The Definition of a Trademark
A trademark functions as an indicator of source for a good or a service. That is, it can be a word, a logo, a slogan, a sound, a color, product packaging, or a product configuration that, when attached to a good or service, allows for a consumer to identify the source (i.e., the company, business, organization, originator) of the good or service.
A word mark, for example, XEROX, APPLE, COKE, FORD.
A logo mark, may be, for example this logo mark:
A slogan trademark may be, for example “We keep you road ready” for an automotive repair shop, or the USPS slogan of “we deliver for you”.
An example of a sound trademark can be the chimes of the NBC television channel jingle, or the DING! of Southwest’s commercials.
An example of a color trade can be the pink color of Owens Corning fiberglass insulation.

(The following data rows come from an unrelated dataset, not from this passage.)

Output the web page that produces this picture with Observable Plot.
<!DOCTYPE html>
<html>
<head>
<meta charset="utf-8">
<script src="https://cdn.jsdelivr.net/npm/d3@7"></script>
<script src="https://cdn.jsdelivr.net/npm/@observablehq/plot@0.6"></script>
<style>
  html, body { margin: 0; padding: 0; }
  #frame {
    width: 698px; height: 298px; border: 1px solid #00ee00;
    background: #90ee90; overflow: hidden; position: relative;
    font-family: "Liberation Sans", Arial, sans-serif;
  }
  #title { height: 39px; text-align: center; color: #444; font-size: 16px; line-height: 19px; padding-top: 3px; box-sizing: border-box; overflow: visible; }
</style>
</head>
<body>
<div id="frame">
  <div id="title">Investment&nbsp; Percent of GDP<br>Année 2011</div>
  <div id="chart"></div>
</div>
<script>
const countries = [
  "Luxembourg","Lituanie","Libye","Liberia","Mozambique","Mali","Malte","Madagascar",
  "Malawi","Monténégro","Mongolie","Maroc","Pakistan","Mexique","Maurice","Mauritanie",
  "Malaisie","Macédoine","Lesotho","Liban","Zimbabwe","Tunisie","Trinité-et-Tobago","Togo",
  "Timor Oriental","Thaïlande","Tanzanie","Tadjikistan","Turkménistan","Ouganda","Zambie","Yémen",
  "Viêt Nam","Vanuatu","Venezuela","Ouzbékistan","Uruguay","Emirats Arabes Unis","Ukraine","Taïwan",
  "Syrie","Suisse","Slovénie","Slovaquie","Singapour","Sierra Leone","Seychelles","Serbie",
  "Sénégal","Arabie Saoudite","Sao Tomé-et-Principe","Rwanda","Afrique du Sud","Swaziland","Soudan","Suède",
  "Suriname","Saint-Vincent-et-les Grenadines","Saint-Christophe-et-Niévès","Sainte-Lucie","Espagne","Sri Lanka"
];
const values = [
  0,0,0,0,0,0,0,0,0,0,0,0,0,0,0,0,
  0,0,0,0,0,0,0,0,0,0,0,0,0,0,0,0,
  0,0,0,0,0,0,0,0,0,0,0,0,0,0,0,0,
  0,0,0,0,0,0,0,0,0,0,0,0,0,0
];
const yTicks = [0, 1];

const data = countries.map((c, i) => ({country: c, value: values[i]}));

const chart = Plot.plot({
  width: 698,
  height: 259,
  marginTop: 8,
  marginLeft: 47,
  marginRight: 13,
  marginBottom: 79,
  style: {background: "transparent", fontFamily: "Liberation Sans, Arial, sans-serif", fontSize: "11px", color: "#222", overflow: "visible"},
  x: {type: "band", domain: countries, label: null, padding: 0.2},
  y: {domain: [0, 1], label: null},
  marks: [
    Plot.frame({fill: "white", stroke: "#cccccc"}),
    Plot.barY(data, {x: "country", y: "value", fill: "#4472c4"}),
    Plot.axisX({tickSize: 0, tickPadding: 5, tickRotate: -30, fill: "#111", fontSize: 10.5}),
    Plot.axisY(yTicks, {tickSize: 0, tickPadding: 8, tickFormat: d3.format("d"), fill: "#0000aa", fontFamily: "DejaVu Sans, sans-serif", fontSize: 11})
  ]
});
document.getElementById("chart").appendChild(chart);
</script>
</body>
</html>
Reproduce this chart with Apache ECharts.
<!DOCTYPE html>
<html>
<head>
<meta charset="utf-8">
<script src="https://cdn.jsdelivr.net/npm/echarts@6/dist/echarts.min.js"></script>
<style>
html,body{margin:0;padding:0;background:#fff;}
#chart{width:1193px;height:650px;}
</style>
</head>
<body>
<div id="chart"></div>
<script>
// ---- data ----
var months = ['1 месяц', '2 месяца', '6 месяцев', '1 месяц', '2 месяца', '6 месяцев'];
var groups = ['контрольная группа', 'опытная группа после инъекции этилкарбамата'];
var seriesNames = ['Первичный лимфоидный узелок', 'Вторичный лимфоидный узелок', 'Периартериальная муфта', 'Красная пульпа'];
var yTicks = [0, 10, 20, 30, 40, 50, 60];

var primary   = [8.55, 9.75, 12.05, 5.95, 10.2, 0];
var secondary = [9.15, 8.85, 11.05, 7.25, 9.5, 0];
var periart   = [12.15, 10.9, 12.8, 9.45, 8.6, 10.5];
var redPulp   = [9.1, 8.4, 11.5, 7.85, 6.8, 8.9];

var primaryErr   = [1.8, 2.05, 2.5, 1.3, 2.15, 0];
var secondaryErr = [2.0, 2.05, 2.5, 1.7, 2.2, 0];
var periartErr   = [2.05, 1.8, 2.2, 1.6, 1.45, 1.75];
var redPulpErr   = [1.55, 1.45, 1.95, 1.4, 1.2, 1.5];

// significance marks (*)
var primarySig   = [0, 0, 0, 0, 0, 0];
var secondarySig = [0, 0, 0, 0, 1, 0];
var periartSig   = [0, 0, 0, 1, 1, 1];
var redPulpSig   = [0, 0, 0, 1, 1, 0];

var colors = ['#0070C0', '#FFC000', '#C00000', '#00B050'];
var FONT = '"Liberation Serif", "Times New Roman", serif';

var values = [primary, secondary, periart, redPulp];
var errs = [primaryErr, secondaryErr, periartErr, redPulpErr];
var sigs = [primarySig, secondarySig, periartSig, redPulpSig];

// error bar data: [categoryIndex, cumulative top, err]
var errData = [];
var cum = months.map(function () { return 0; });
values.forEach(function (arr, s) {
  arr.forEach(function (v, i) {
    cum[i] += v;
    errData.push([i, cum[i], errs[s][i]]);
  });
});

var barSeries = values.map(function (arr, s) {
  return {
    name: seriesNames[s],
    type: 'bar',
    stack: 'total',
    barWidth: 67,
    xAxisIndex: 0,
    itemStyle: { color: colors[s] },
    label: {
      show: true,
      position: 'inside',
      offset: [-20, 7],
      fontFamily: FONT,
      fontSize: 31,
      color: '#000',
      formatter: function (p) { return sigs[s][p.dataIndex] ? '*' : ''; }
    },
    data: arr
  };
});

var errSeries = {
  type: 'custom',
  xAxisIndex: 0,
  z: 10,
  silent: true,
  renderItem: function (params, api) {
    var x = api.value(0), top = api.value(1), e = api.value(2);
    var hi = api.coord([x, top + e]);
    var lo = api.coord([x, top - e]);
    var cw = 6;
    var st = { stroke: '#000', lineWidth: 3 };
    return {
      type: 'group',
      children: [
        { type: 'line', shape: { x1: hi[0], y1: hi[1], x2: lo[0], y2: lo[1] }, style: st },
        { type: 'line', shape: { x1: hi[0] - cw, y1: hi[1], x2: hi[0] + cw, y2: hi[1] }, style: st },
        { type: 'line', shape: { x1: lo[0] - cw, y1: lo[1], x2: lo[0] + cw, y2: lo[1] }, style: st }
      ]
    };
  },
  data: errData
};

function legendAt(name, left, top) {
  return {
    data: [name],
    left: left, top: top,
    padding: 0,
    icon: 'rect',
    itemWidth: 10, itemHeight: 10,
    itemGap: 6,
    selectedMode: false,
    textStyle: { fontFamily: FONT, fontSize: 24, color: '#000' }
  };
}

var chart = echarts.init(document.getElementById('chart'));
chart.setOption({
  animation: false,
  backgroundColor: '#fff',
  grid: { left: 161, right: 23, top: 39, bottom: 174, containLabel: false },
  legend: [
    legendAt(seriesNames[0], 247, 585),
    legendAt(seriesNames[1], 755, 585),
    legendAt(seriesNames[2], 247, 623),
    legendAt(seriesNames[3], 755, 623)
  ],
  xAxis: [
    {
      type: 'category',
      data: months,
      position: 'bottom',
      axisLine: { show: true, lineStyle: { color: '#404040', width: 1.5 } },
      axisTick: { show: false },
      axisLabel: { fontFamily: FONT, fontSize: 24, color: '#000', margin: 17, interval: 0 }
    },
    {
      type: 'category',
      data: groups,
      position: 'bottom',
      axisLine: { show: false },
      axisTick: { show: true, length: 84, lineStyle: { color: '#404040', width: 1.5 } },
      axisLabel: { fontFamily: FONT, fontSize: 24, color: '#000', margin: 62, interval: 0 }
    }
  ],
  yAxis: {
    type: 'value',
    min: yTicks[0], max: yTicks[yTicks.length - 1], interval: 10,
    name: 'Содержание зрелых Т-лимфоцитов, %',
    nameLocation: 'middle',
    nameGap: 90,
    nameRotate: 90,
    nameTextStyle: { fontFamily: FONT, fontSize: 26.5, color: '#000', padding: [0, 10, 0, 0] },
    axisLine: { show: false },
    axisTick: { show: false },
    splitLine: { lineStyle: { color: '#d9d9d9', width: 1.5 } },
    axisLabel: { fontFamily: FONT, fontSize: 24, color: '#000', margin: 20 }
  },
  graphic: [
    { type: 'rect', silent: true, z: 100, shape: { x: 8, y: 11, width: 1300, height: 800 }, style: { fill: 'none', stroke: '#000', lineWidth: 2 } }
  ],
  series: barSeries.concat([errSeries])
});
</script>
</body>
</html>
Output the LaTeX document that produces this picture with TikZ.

An example of a product packaging can be the distinctive bottle design of Coca-Cola or the French fry container for a McDonald’s large fry.
An example of product configurations can be the protected product configuration of the Hershey chocolate bar.
Each one of these performs a function to act as an indicator of source of the owner. In each case, while the medium is different, or the appearance is different, there is certainly an impression on a consumer that when they see, hear or say one of these, there is a connection to a source of the products and services.
And there are thousands of examples of each one of these types of trademarks.
Also, each of these trademarks is connected to one or more goods and/or services. That is, the trademark does not exist in a vacuum and reserved for any use. Rather, a trademark is connected with particular goods and services of the owner.
As trademarks become more famous, their zone of exclusion can grow. For example, it is very difficult to think that the term Apple can be used for many things without triggering an accusation from Apple. This is because the Apple mark has become quite famous.
On the other hand, the same trademark may be utilized for different services by different owners where there is little chance of any confusion. For example, there are a number of trademarks that may be the same, but in vastly different services or goods. The same mark Equal has a number of different registrations owned by different owners in vastly different goods and services. And, all can peacefully co-exist.